Linn and Gary Curhan published two studies, one of which found a correlation between high sodium intake and kidney function decline (that's the chips), the other of which found a correlation between artificial sweetener intake and kidney function loss (that's the diet soda.)
Written by Dana Blankenhorn, Inactive

It's hard to eat at your desk.

Chained to your computer by a job that must be done, the traditional snack of the programmer is some chips and a diet soda. It gets you through the day.

It may not get you through the night, however, and may hasten that long, long night to come.

Yes, we're talking about your kidneys.

Julie Lin (right) of Brigham and Women's in Boston looked at data in the famous Nurses Health Study, going through 3,000 records, collected over time, for evidence on kidney health, matching that data to the consumption of sodas and sodium.

Linn and Gary Curhan published two separate studies, one of which found a correlation between high sodium intake and kidney function decline (that's the chips), the other of which found a correlation between artificial sweetener intake and kidney function loss (that's the diet soda.)

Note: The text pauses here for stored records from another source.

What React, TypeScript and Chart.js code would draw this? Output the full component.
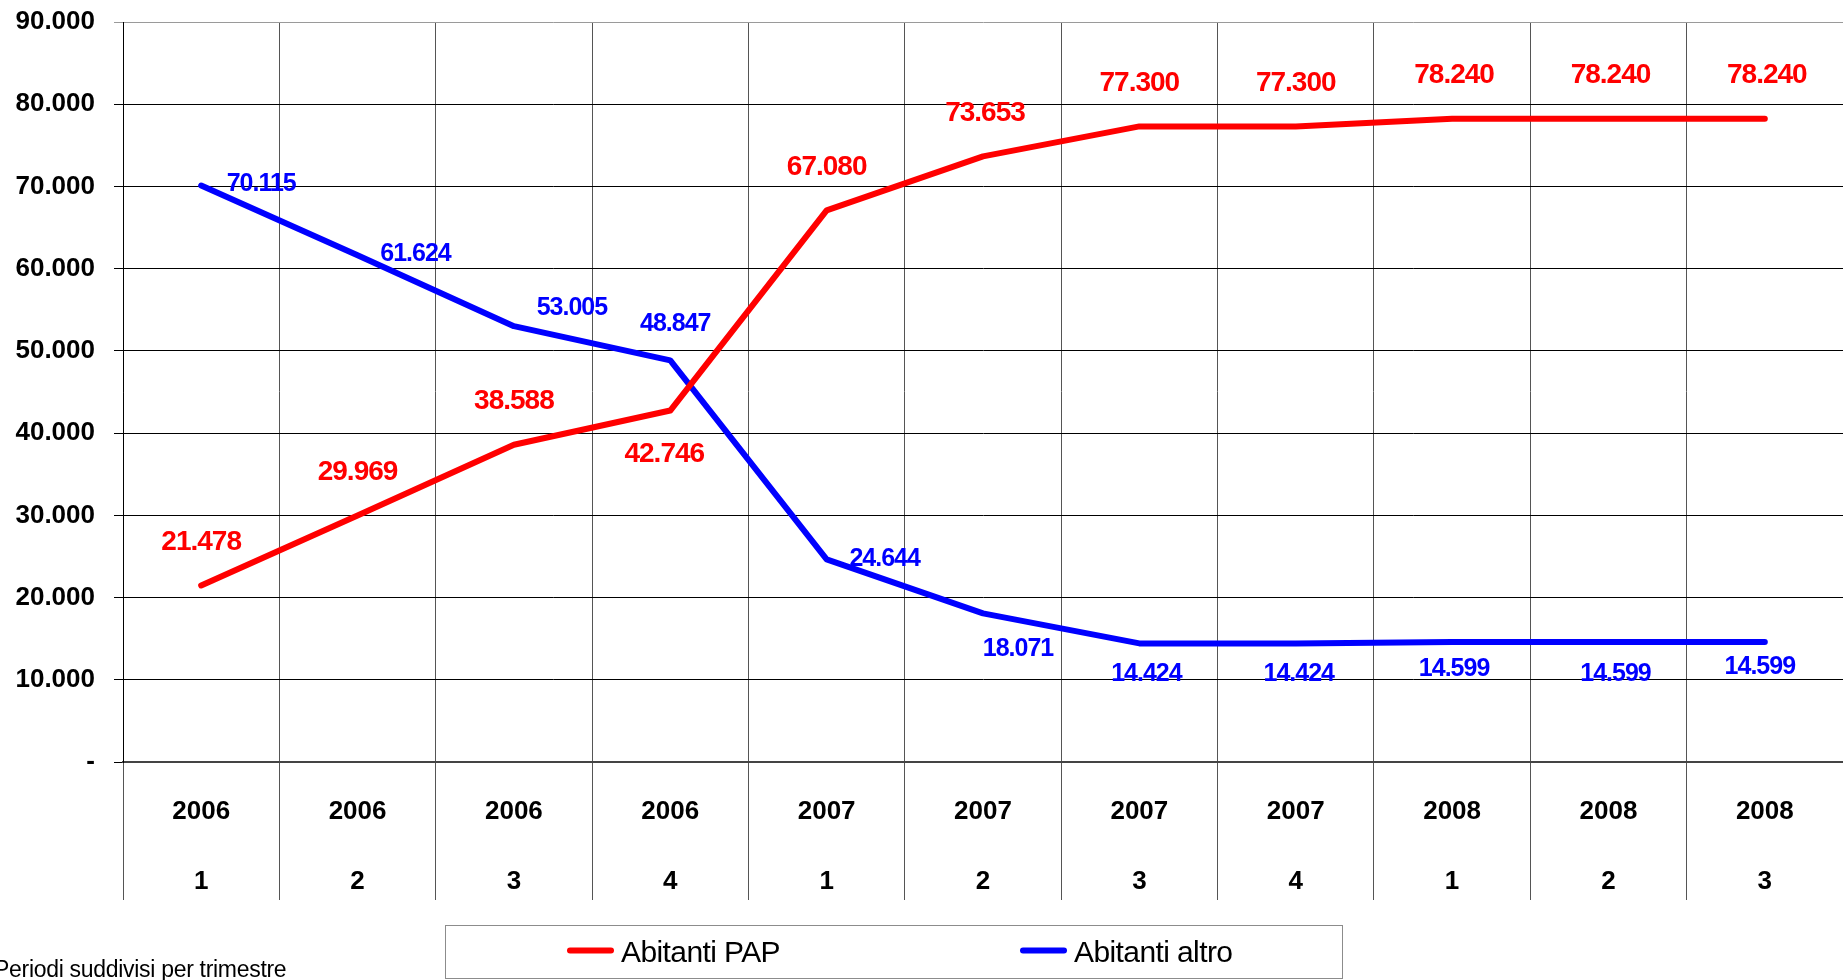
import { useEffect, useRef } from "react";
import { Chart, registerables } from "chart.js";

Chart.register(...registerables);

// ---- Data ----
const years = ["2006", "2006", "2006", "2006", "2007", "2007", "2007", "2007", "2008", "2008", "2008"];
const quarters = ["1", "2", "3", "4", "1", "2", "3", "4", "1", "2", "3"];
const abitantiPAP = [21478, 29969, 38588, 42746, 67080, 73653, 77300, 77300, 78240, 78240, 78240];
const abitantiAltro = [70115, 61624, 53005, 48847, 24644, 18071, 14424, 14424, 14599, 14599, 14599];
const seriesNames = ["Abitanti PAP", "Abitanti altro"];
const seriesColors = ["#FF0000", "#0000FF"];
const yMin = 0;
const yMax = 90000;
const yStep = 10000;
const footnote = "Periodi suddivisi per trimestre";

// ---- Label placement (style, px offsets from each point) ----
const papLabelOffsets = [[0, -43], [0, -43], [0, -43], [-6, 44], [0, -43], [2, -43], [0, -43], [0, -43], [2, -43], [2, -43], [2, -43]];
const altroLabelOffsets = [[60, -1], [58, -1], [58, -18], [5, -36], [58, 0], [35, 36], [7, 31], [3, 31], [2, 27], [7, 32], [-5, 25]];

const FONT = "'Liberation Sans', Arial, Helvetica, sans-serif";

const fmt = (v: number) =>
  v === 0 ? "-" : String(Math.round(v)).replace(/\B(?=(\d{3})+(?!\d))/g, ".");

const labelsPlugin = {
  id: "valueLabels",
  afterDatasetsDraw(chart: any) {
    const ctx = chart.ctx;
    const specs = [
      { offsets: papLabelOffsets, size: 28 },
      { offsets: altroLabelOffsets, size: 25 },
    ];
    chart.data.datasets.forEach((ds: any, di: number) => {
      const meta = chart.getDatasetMeta(di);
      const spec = specs[di];
      ctx.save();
      ctx.font = `bold ${spec.size}px ${FONT}`;
      (ctx as any).letterSpacing = "-1px";
      ctx.fillStyle = ds.borderColor;
      ctx.textAlign = "center";
      ctx.textBaseline = "middle";
      meta.data.forEach((pt: any, i: number) => {
        const [dx, dy] = spec.offsets[i];
        ctx.fillText(fmt(ds.data[i]), pt.x + dx, pt.y + dy);
      });
      ctx.restore();
    });
  },
};

const legendPlugin = {
  id: "boxLegend",
  afterDraw(chart: any) {
    const ctx = chart.ctx;
    ctx.save();
    // legend box
    ctx.strokeStyle = "#8c8c8c";
    ctx.lineWidth = 1;
    ctx.strokeRect(445.5, 925.5, 897, 53);
    const items = [
      { x: 567, name: seriesNames[0], color: seriesColors[0] },
      { x: 1020, name: seriesNames[1], color: seriesColors[1] },
    ];
    items.forEach((it) => {
      ctx.strokeStyle = it.color;
      ctx.lineWidth = 6;
      ctx.lineCap = "round";
      ctx.beginPath();
      ctx.moveTo(it.x + 3, 950.5);
      ctx.lineTo(it.x + 44, 950.5);
      ctx.stroke();
      ctx.fillStyle = "#000";
      ctx.font = `30px ${FONT}`;
      (ctx as any).letterSpacing = "-0.6px";
      ctx.textAlign = "left";
      ctx.textBaseline = "alphabetic";
      ctx.fillText(it.name, it.x + 54, 962);
    });
    // footnote
    ctx.fillStyle = "#000";
    ctx.font = `23px ${FONT}`;
    (ctx as any).letterSpacing = "-0.3px";
    ctx.textAlign = "left";
    ctx.textBaseline = "alphabetic";
    ctx.fillText(footnote, -6, 977);
    ctx.restore();
  },
};

export default function App() {
  const canvasRef = useRef<HTMLCanvasElement | null>(null);

  useEffect(() => {
    document.body.style.margin = "0";
    const canvas = canvasRef.current;
    if (!canvas) return;
    const labels = years.map((y, i) => [y, quarters[i]]);
    const chart = new Chart(canvas, {
      type: "line",
      data: {
        labels,
        datasets: [
          {
            label: seriesNames[0],
            data: abitantiPAP,
            borderColor: seriesColors[0],
            backgroundColor: seriesColors[0],
            borderWidth: 6,
            pointRadius: 0,
            tension: 0,
            borderJoinStyle: "round",
            borderCapStyle: "round",
            fill: false,
          },
          {
            label: seriesNames[1],
            data: abitantiAltro,
            borderColor: seriesColors[1],
            backgroundColor: seriesColors[1],
            borderWidth: 6,
            pointRadius: 0,
            tension: 0,
            borderJoinStyle: "round",
            borderCapStyle: "round",
            fill: false,
          },
        ],
      },
      options: {
        responsive: false,
        animation: false,
        devicePixelRatio: 1,
        layout: { padding: { top: 22, bottom: 80, left: 0, right: 0 } },
        plugins: {
          legend: { display: false },
          tooltip: { enabled: false },
          title: { display: false },
        },
        scales: {
          x: {
            type: "category",
            offset: true,
            grid: {
              offset: true,
              color: "#555",
              lineWidth: 1,
              tickLength: 138,
              drawTicks: true,
            },
            border: { color: "#444", width: 2 },
            ticks: {
              color: "#000",
              padding: -123,
              maxRotation: 0,
              minRotation: 0,
              autoSkip: false,
              font: { family: FONT, size: 26, weight: "bold", lineHeight: 70 / 26 },
            },
            afterFit(scale: any) {
              scale.height = 138;
            },
          },
          y: {
            min: yMin,
            max: yMax,
            grid: {
              color: (c: any) => (c.tick && c.tick.value === yMax ? "#9a9a9a" : "#000"),
              lineWidth: 1,
              tickLength: 9,
            },
            border: { color: "#000", width: 1 },
            ticks: {
              stepSize: yStep,
              color: "#000",
              padding: 19,
              font: { family: FONT, size: 26, weight: "bold" },
              callback: (v: any) => fmt(Number(v)),
            },
            afterFit(scale: any) {
              scale.width = 123;
              scale.paddingTop = 0;
              scale.paddingBottom = 0;
            },
          },
        },
      },
      plugins: [labelsPlugin, legendPlugin],
    } as any);
    return () => chart.destroy();
  }, []);

  return (
    <div style={{ width: 1843, height: 980 }}>
      <canvas ref={canvasRef} width={1843} height={980} style={{ display: "block" }} />
    </div>
  );
}
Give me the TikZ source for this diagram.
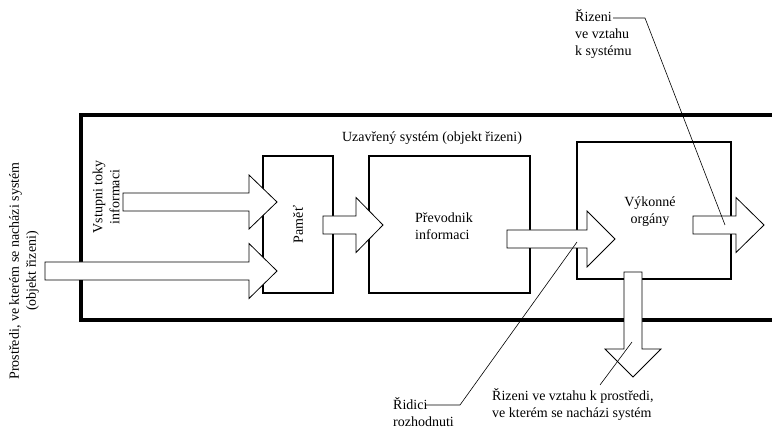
\documentclass[tikz,border=0pt]{standalone}
\usepackage{fontspec}
\setmainfont{Liberation Serif}
\newcommand\arrowR[6]{% x0 base tip cy shaft-half head-half
  \draw[bigarrow] (#1,#4-#5) -- (#2,#4-#5) -- (#2,#4-#6) -- (#3,#4) -- (#2,#4+#6) -- (#2,#4+#5) -- (#1,#4+#5) -- cycle;}
\newcommand\arrowD[6]{% y0 base tip cx shaft-half head-half
  \draw[bigarrow] (#4-#5,#1) -- (#4-#5,#2) -- (#4-#6,#2) -- (#4,#3) -- (#4+#6,#2) -- (#4+#5,#2) -- (#4+#5,#1) -- cycle;}
\begin{document}
\begin{tikzpicture}[x=1pt,y=-1pt,
  outer/.style={line width=4pt},
  box/.style={draw,line width=1.8pt,inner sep=0pt},
  bigarrow/.style={draw,fill=white,line width=0.8pt,miter limit=20},
  lead/.style={line width=0.6pt},
  lbl/.style={font=\fontsize{14}{17}\selectfont,inner sep=0pt,align=left},
  clbl/.style={font=\fontsize{14}{17}\selectfont,inner sep=0pt,align=center}]
\useasboundingbox (0,0) rectangle (772,430);
\fill[white] (0,0) rectangle (772,430);
% closed system
\draw[outer] (790,115) -- (81,115) -- (81,320) -- (790,320);
% boxes
\node[box,minimum width=70pt,minimum height=137pt] (mem) at (298,224.5) {};
\node[box,minimum width=161pt,minimum height=137pt] (conv) at (449.5,224.5) {};
\node[box,minimum width=154pt,minimum height=137pt] (exec) at (654,210.5) {};
% big arrows
\arrowR{123}{249}{277}{202}{9}{27}
\arrowR{45}{249}{277}{271}{9}{27.5}
\arrowR{323}{356}{383}{225}{9}{27.5}
\arrowR{507}{587}{615}{239}{9}{28}
\arrowR{693}{736}{764}{225}{9}{27.5}
\arrowD{272}{349}{377}{633}{9}{28}
% texts
\node[clbl] (title) at (432,138) {Uzavřený systém (objekt řizeni)};
\node[clbl,rotate=90] (memt) at (mem.center) {Paměť};
\node[lbl,anchor=west] (convt) at (415,226) {Převodnik\\informaci};
\node[clbl] (exect) at (650,212) {Výkonné\\orgány};
\node[clbl,rotate=90] (inp) at (106,197) {Vstupni toky\\informaci};
\node[clbl,rotate=90] (env) at (24,271) {Prostředi, ve kterém se nacházi systém\\(objekt řizeni)};
\node[lbl,anchor=west] (sysc) at (575,34) {Řizeni\\ve vztahu\\k systému};
\node[lbl,anchor=west] (dec) at (393,412.5) {Řidici\\rozhodnuti};
\node[lbl,anchor=west] (envc) at (492,404) {Řizeni ve vztahu k prostředi,\\ve kterém se nacházi systém};
% leaders
\coordinate (l1a) at (613,18);
\coordinate (l1b) at (645,18);
\coordinate (l1c) at (725,225);
\draw[lead] (l1a) -- (l1b) -- (l1c);
\coordinate (l2a) at (425,405);
\coordinate (l2b) at (460,405);
\coordinate (l2c) at (577,242);
\draw[lead] (l2a) -- (l2b) -- (l2c);
\coordinate (l3a) at (600,385);
\coordinate (l3b) at (632,342);
\draw[lead] (l3a) -- (l3b);
\end{tikzpicture}
\end{document}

There was no such correlation between regular sugar and kidney function (although there was a separate study from Colorado linking fructose and hypertension -- modern American sodas are sweetened with high fructose corn syrup).

All this was offered at the annual Renal Week event in San Diego, run by the American Society of Nephrology.

There is a difference between the correlation found here and the headline "diet soda drinkers suffer kidney problems." A correlation is not a certainty. And all they were studying were aging nurses. They weren't studying male computer programmers who like Sarah Palin, or young video game players -- it's not a general population study.

But Lin and Curhan did account for extraneous factors within the study, like age, smoking, obesity, and heart disease, before coming to their conclusion.

I'd say take it with a grain of salt, but that might be bad for you.